EXERCISE BRIEF: Return the listing below in full, with every line exactly as it is.

SOURCE EXCERPT:
——
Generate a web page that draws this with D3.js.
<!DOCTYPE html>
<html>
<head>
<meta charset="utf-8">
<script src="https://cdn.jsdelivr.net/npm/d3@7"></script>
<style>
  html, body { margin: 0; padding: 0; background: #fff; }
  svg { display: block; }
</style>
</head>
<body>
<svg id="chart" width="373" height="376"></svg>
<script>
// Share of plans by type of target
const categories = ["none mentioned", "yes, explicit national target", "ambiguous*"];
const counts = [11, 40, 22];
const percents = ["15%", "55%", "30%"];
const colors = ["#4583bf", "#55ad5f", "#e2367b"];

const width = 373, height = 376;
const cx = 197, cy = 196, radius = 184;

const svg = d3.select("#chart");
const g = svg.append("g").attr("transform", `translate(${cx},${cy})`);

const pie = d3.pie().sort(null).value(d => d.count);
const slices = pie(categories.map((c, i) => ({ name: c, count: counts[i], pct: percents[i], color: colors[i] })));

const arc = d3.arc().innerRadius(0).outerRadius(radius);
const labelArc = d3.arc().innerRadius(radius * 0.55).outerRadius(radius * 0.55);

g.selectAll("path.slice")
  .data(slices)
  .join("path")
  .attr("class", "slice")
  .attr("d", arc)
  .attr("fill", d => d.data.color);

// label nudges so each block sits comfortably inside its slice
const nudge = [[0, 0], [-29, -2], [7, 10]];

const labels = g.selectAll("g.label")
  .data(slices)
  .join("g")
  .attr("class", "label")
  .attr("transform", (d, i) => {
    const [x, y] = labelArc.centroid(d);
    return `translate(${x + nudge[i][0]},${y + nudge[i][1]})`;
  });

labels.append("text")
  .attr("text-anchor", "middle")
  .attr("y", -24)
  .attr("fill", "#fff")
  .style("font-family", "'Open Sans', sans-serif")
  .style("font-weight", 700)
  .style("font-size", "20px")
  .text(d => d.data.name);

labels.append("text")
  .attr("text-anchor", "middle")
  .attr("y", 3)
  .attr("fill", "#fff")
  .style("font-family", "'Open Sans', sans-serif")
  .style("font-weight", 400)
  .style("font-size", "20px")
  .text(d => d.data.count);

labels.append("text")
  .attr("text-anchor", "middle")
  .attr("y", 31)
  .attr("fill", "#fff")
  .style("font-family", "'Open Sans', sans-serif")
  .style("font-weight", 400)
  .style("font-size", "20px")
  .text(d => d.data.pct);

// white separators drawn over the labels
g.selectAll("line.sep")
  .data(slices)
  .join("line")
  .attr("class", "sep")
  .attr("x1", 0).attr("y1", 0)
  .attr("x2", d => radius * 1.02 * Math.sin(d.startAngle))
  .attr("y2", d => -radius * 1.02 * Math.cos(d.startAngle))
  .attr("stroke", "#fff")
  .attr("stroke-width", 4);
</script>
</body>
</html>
——
TASK SOLUTION:
Generate a web page that draws this with D3.js.
<!DOCTYPE html>
<html>
<head>
<meta charset="utf-8">
<script src="https://cdn.jsdelivr.net/npm/d3@7"></script>
<style>
  html, body { margin: 0; padding: 0; background: #fff; }
  svg { display: block; }
</style>
</head>
<body>
<svg id="chart" width="373" height="376"></svg>
<script>
// Share of plans by type of target
const categories = ["none mentioned", "yes, explicit national target", "ambiguous*"];
const counts = [11, 40, 22];
const percents = ["15%", "55%", "30%"];
const colors = ["#4583bf", "#55ad5f", "#e2367b"];

const width = 373, height = 376;
const cx = 197, cy = 196, radius = 184;

const svg = d3.select("#chart");
const g = svg.append("g").attr("transform", `translate(${cx},${cy})`);

const pie = d3.pie().sort(null).value(d => d.count);
const slices = pie(categories.map((c, i) => ({ name: c, count: counts[i], pct: percents[i], color: colors[i] })));

const arc = d3.arc().innerRadius(0).outerRadius(radius);
const labelArc = d3.arc().innerRadius(radius * 0.55).outerRadius(radius * 0.55);

g.selectAll("path.slice")
  .data(slices)
  .join("path")
  .attr("class", "slice")
  .attr("d", arc)
  .attr("fill", d => d.data.color);

// label nudges so each block sits comfortably inside its slice
const nudge = [[0, 0], [-29, -2], [7, 10]];

const labels = g.selectAll("g.label")
  .data(slices)
  .join("g")
  .attr("class", "label")
  .attr("transform", (d, i) => {
    const [x, y] = labelArc.centroid(d);
    return `translate(${x + nudge[i][0]},${y + nudge[i][1]})`;
  });

labels.append("text")
  .attr("text-anchor", "middle")
  .attr("y", -24)
  .attr("fill", "#fff")
  .style("font-family", "'Open Sans', sans-serif")
  .style("font-weight", 700)
  .style("font-size", "20px")
  .text(d => d.data.name);

labels.append("text")
  .attr("text-anchor", "middle")
  .attr("y", 3)
  .attr("fill", "#fff")
  .style("font-family", "'Open Sans', sans-serif")
  .style("font-weight", 400)
  .style("font-size", "20px")
  .text(d => d.data.count);

labels.append("text")
  .attr("text-anchor", "middle")
  .attr("y", 31)
  .attr("fill", "#fff")
  .style("font-family", "'Open Sans', sans-serif")
  .style("font-weight", 400)
  .style("font-size", "20px")
  .text(d => d.data.pct);

// white separators drawn over the labels
g.selectAll("line.sep")
  .data(slices)
  .join("line")
  .attr("class", "sep")
  .attr("x1", 0).attr("y1", 0)
  .attr("x2", d => radius * 1.02 * Math.sin(d.startAngle))
  .attr("y2", d => -radius * 1.02 * Math.cos(d.startAngle))
  .attr("stroke", "#fff")
  .attr("stroke-width", 4);
</script>
</body>
</html>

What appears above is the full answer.